Her Wild Life colour diorama, works of natural history scenes of the early 2000s, shows how climate change has impacted some of the places she first saw as dioramas back in Holden Caulfield’s favourite New York museum.
“I suddenly thought, wouldn’t it be interesting to look at those habitats from a contemporary perspective, based on current science, and look at how they have been affected by climate change or tourism? So I reimagined them as they might have been affected,” she says.
She cites American Cindy Sherman, known for her photographic self-portraits, and Japan’s Hiroshi Sugimoto, whose survey show of photography is currently at the Museum of Contemporary Art, as major influences.
A lot of the assembled work for this show has come from residencies she’s taken part in from Bondi to Berlin.
An exhibition highlight, Kunstkammer, is an immersive, life-sized recreation of her studio within the gallery space, filled with collected treasures from Zahalka’s archive. Visitors will be able to book one-on-one artist talks via a laptop inside the space, with the artist joining from her home studio. There will also be a life-size cutout of her in front of a diorama, holding her aunt’s camera, especially made for selfies.

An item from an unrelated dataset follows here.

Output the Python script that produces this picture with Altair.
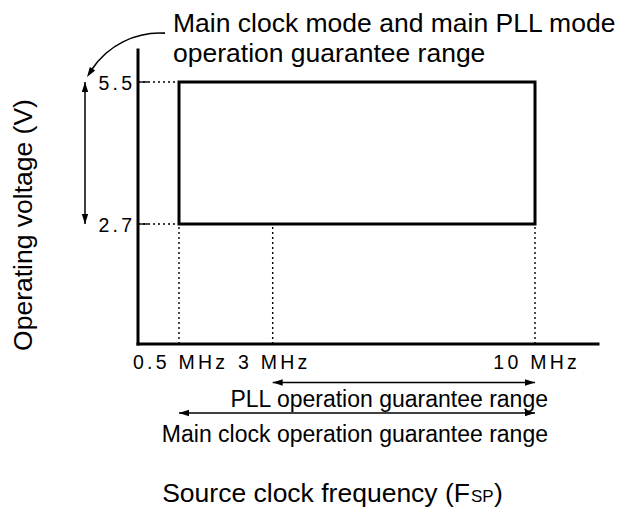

“I like to work with the kind of images that people know … They see them and they say, ‘I know that picture but, oh, there’s something completely different going on here’. So it makes them question, ‘What is this? What is being presented here?’” Zahalka says.
“What I want people to think about in this show is how we look at images and how they inform us and make us question how those images are made.”
Zahalkaworld – An artist’s archive is at NAS Galleries from August 16 to October 19.